Batteries transform electrical energy in a different way from generators. In place of magnets and spinning wires, they contain a combination of materials (such as lead oxide and sulphuric acid) which, when placed in a circuit, energise the electrons in it. At the flick of a switch they can be connected to a light bulb, mobile phone or vehicle engine which then transform the energy of the energised electrons into the light, sound or mechanical energy they need.
This image is a slice through a typical cylindrical battery (like an AA or AAA in the UK) consisting of alternating layers, rolled up like a Swiss roll.
As we all know from experience, however, the chemical process that drives a battery eventually runs down, rendering the battery flat. Technological advances have now solved this problem thanks to the rechargeable battery. When such a battery is put into charging mode, it consumes energy from power stations rather than delivering energy to a device. Its internal chemical process is reversed until the chemical conditions of the original fully charged battery are restored, as nearly as possible.
As battery technology advances, it is becoming possible for energy generated from renewable sources to be stored in rechargeable batteries powerful enough to supply a motor vehicle for hundreds of miles and even a light aircraft on a shortish journey. In effect energy transformed from mechanical form in wind, or electromagnetic form in sunlight is being transformed into a chemical form and stored inside batteries.
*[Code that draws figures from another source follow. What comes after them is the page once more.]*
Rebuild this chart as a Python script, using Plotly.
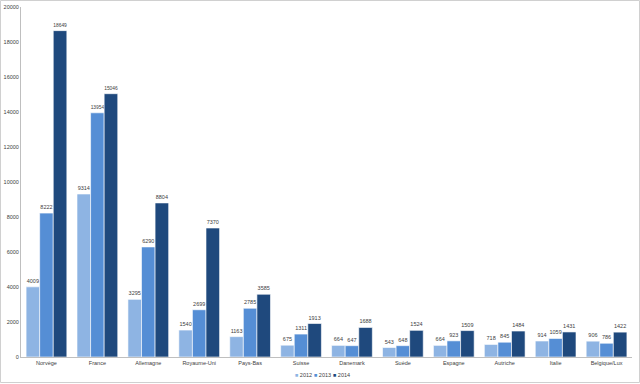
import plotly.graph_objects as go

categories = ["Norvège", "France", "Allemagne", "Royaume-Uni", "Pays-Bas", "Suisse",
              "Danemark", "Suède", "Espagne", "Autriche", "Italie", "Belgique/Lux"]
years = ["2012", "2013", "2014"]
v2012 = [4009, 9314, 3295, 1540, 1163, 675, 664, 543, 664, 718, 914, 906]
v2013 = [8222, 13954, 6290, 2699, 2785, 1311, 647, 648, 923, 845, 1059, 786]
v2014 = [18649, 15046, 8804, 7370, 3585, 1913, 1688, 1524, 1509, 1484, 1431, 1422]
colors = ["#8EB4E3", "#558ED5", "#1F497D"]

W, H = 640, 384
ml, mr, mt, mb = 21, 8, 7, 27
pw, ph = W - ml - mr, H - mt - mb

fig = go.Figure()
for name, vals, col in zip(years, [v2012, v2013, v2014], colors):
    fig.add_trace(go.Bar(
        x=categories, y=vals, name=name, showlegend=False,
        marker=dict(color=col, line=dict(color="white", width=0.6)),
        text=[str(v) for v in vals], textposition="outside",
        textfont=dict(size=5.5, color="#404040"),
        cliponaxis=False,
    ))


def px_x(p):
    return (p - ml) / pw


def px_y(p):
    return (H - mb - p) / ph


# compact legend: coloured square + year for each series
legend_notes = [
    dict(text=f"<span style='color:{c}'>■</span> {y}", xref="paper", yref="paper",
         x=px_x(293 + 19 * i), y=px_y(375), xanchor="left", yanchor="middle",
         showarrow=False, font=dict(size=5.5, color="#404040"))
    for i, (y, c) in enumerate(zip(years, colors))
]

fig.update_layout(
    width=W, height=H,
    margin=dict(l=ml, r=mr, t=mt, b=mb, autoexpand=False),
    paper_bgcolor="white", plot_bgcolor="white",
    barmode="group", bargap=0.2, bargroupgap=0,
    font=dict(family="Liberation Sans, Arial, sans-serif", size=6, color="#404040"),
    showlegend=False,
    xaxis=dict(showgrid=False, showline=True, linecolor="#BFBFBF", linewidth=1,
               ticks="", tickfont=dict(size=5.5, color="#404040"), fixedrange=True),
    yaxis=dict(range=[0, 20000], dtick=2000, tickformat="d", showgrid=False,
               showline=True, linecolor="#BFBFBF", linewidth=1, ticks="",
               zeroline=False, tickfont=dict(size=5.5, color="#404040"),
               fixedrange=True),
    annotations=legend_notes,
    shapes=[dict(type="rect", xref="paper", yref="paper",
                 x0=px_x(0.5), x1=px_x(639.5), y0=px_y(382.5), y1=px_y(0.5),
                 line=dict(color="#D0D0D0", width=1), fillcolor="rgba(0,0,0,0)",
                 layer="below")],
)

fig.write_html("out.html")
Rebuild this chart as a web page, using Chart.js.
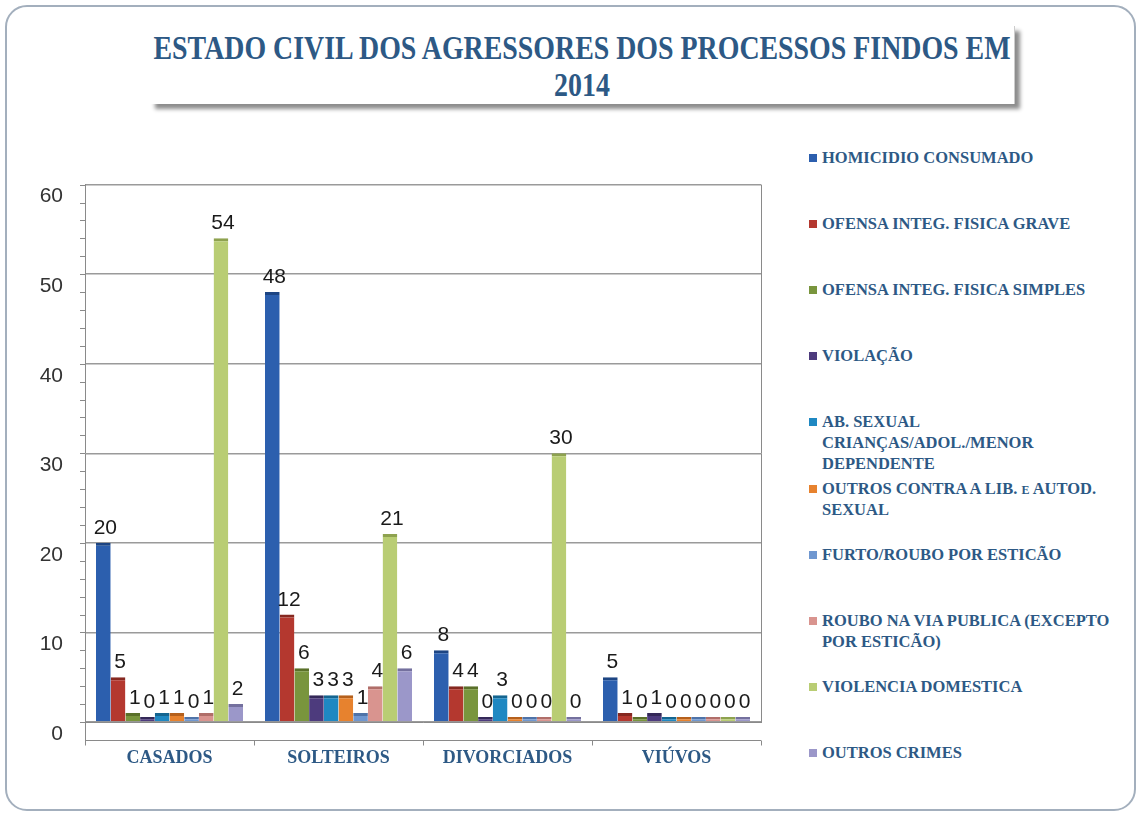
<!DOCTYPE html>
<html>
<head>
<meta charset="utf-8">
<script src="https://cdn.jsdelivr.net/npm/chart.js@4/dist/chart.umd.min.js"></script>
<style>
  html, body { margin:0; padding:0; background:#fff; }
  body { width:1143px; height:820px; position:relative; overflow:hidden; }
  #frame { position:absolute; left:5px; top:5px; width:1131px; height:806px; border:2px solid #a3afbd; border-radius:22px; box-sizing:border-box; }
  #titlebox { position:absolute; left:150px; top:26px; width:864px; height:78px; background:#fff; box-shadow:5px 5px 4px rgba(0,0,0,0.45); border-right:1px solid #ccc; }
  .tl { position:absolute; left:50%; font-family:"Liberation Serif", serif; font-weight:bold; color:#2d5985; font-size:34px; line-height:39px; white-space:nowrap; transform-origin:center; }
  #wrap { position:absolute; left:0; top:150px; width:780px; height:640px; }
  #legend { position:absolute; left:808px; top:0; width:330px; }
  .li { position:absolute; left:0; font-family:"Liberation Serif", serif; font-weight:bold; font-size:16.5px; color:#2d5985; line-height:21px; white-space:nowrap; font-variant:small-caps; }
  .sw { position:absolute; left:1px; top:7px; width:8px; height:8px; }
  .tx { position:absolute; left:14px; top:0; }
</style>
</head>
<body>
<div id="frame"></div>
<div id="titlebox">
  <div class="tl" id="t1" style="top:2px">ESTADO CIVIL DOS AGRESSORES DOS PROCESSOS FINDOS EM</div>
  <div class="tl" id="t2" style="top:39px">2014</div>
</div>
<div id="wrap"><canvas id="c" width="780" height="640"></canvas></div>
<div id="legend"></div>
<script>
// ---- data ----
const categories = ["CASADOS", "SOLTEIROS", "DIVORCIADOS", "VIÚVOS"];
const seriesNames = [
  ["HOMICIDIO CONSUMADO"],
  ["OFENSA INTEG. FISICA GRAVE"],
  ["OFENSA INTEG. FISICA SIMPLES"],
  ["VIOLAÇÃO"],
  ["AB. SEXUAL", "CRIANÇAS/ADOL./MENOR", "DEPENDENTE"],
  ["OUTROS CONTRA A LIB. e AUTOD.", "SEXUAL"],
  ["FURTO/ROUBO POR ESTICÃO"],
  ["ROUBO NA VIA PUBLICA (EXCEPTO", "POR ESTICÃO)"],
  ["VIOLENCIA DOMESTICA"],
  ["OUTROS CRIMES"]
];
const homicidio      = [20, 48, 8, 5];
const ofensaGrave    = [5, 12, 4, 1];
const ofensaSimples  = [1, 6, 4, 0];
const violacao       = [0, 3, 0, 1];
const abSexual       = [1, 3, 3, 0];
const outrosSexual   = [1, 3, 0, 0];
const furtoEsticao   = [0, 1, 0, 0];
const rouboViaPub    = [1, 4, 0, 0];
const violDomestica  = [54, 21, 30, 0];
const outrosCrimes   = [2, 6, 0, 0];
const seriesValues = [homicidio, ofensaGrave, ofensaSimples, violacao, abSexual, outrosSexual, furtoEsticao, rouboViaPub, violDomestica, outrosCrimes];
const yTicks = [0, 10, 20, 30, 40, 50, 60];

// ---- styles ----
const colors = ["#2c5fae", "#b4382f", "#79953d", "#4d3b7d", "#1f88c2", "#e7822e", "#6f97d0", "#d9948f", "#b9cd74", "#9b97c9"];
const tops   = ["#1d4583", "#862820", "#5a7029", "#342858", "#146590", "#b5601c", "#4f73a8", "#b06e69", "#8ea24f", "#74709e"];

// title fit
(function(){
  const t1 = document.getElementById('t1');
  const w = t1.getBoundingClientRect().width;
  const s = 857 / w;
  ['t1', 't2'].forEach(id => {
    document.getElementById(id).style.transform = 'translateX(-50%) scaleX(' + s + ')';
  });
})();

// legend (HTML)
const leg = document.getElementById('legend');
seriesNames.forEach((lines, i) => {
  const d = document.createElement('div');
  d.className = 'li';
  d.style.top = (158 - 11 + i * 66.1) + 'px';
  const sw = document.createElement('div');
  sw.className = 'sw'; sw.style.background = colors[i];
  const tx = document.createElement('div');
  tx.className = 'tx';
  tx.innerHTML = lines.join('<br>');
  d.appendChild(sw); d.appendChild(tx);
  leg.appendChild(d);
});

const labelPlugin = {
  id: 'vlabels',
  afterDatasetsDraw(chart) {
    const ctx = chart.ctx;
    ctx.save();
    ctx.font = '21px "Liberation Sans", Arial, sans-serif';
    ctx.fillStyle = '#1a1a1a';
    ctx.textAlign = 'center';
    ctx.textBaseline = 'alphabetic';
    chart.data.datasets.forEach((ds, di) => {
      const meta = chart.getDatasetMeta(di);
      meta.data.forEach((bar, i) => {
        ctx.fillText(String(ds.data[i]), bar.x + 2, bar.y - 9);
      });
    });
    ctx.restore();
  }
};

const axisDeco = {
  id: 'axisDeco',
  beforeDatasetsDraw(chart) {
    const ctx = chart.ctx, a = chart.chartArea, y = chart.scales.y;
    ctx.save();
    ctx.strokeStyle = '#8a8a8a';
    ctx.lineWidth = 1;
    for (let v = 0; v <= 60; v += 2) {
      const py = Math.round(y.getPixelForValue(v)) + 0.5;
      ctx.beginPath(); ctx.moveTo(a.left - 5, py); ctx.lineTo(a.left, py); ctx.stroke();
    }
    const fy = a.bottom + 18.5;
    ctx.beginPath(); ctx.moveTo(a.left, fy); ctx.lineTo(a.right, fy); ctx.stroke();
    const n = categories.length;
    for (let k = 0; k <= n; k++) {
      const px = Math.round(a.left + (a.right - a.left) * k / n) + 0.5;
      ctx.beginPath(); ctx.moveTo(px, fy); ctx.lineTo(px, fy + 5); ctx.stroke();
    }
    ctx.beginPath(); ctx.moveTo(a.left + 0.5, a.bottom); ctx.lineTo(a.left + 0.5, fy); ctx.stroke();
    ctx.beginPath(); ctx.moveTo(a.right + 0.5, a.top); ctx.lineTo(a.right + 0.5, a.bottom); ctx.stroke();
    ctx.restore();
  }
};

new Chart(document.getElementById('c'), {
  type: 'bar',
  data: {
    labels: categories,
    datasets: seriesValues.map((vals, i) => ({
      label: seriesNames[i].join(' '),
      data: vals,
      backgroundColor: colors[i],
      borderColor: tops[i],
      borderWidth: { top: 3, left: 0, right: 0, bottom: 0 },
      borderSkipped: 'bottom',
      minBarLength: 5
    }))
  },
  options: {
    responsive: false,
    animation: false,
    layout: { padding: { top: 28, right: 19, left: 0, bottom: 0 } },
    plugins: { legend: { display: false }, tooltip: { enabled: false } },
    datasets: { bar: { categoryPercentage: 0.87, barPercentage: 1.0 } },
    scales: {
      x: {
        grid: { display: false, drawTicks: false },
        border: { display: true, color: '#8a8a8a', width: 1 },
        ticks: { padding: 26, color: '#2d5985', font: { family: '"Liberation Serif", serif', weight: 'bold', size: 18 } },
        afterFit(s) { s.height = 68; }
      },
      y: {
        min: 0, max: 60,
        afterBuildTicks(s) { s.ticks = yTicks.map(v => ({ value: v })); },
        grid: { color: '#9a9a9a', lineWidth: 1.5, drawTicks: false },
        border: { display: true, color: '#8a8a8a', width: 1 },
        ticks: { padding: 22, labelOffset: 12, color: '#333', font: { family: '"Liberation Sans", Arial, sans-serif', size: 21 } },
        afterFit(s) { s.width = 85; }
      }
    }
  },
  plugins: [axisDeco, labelPlugin]
});
</script>
</body>
</html>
Countless ingenious ideas are being developed to reduce our dependence on fossil fuels. In Melbourne Australia, for example two PhD students have pioneered a way to repurpose depleted car batteries. When finished for use in a vehicle they may still have up to 80% of their original storage capacity so can be put to use. When power stations are idling – at night for example – these batteries can take in energy, and hold it till it’s needed when demand is high, at breakfast time. A tremendous saving in both energy supply and raw materials.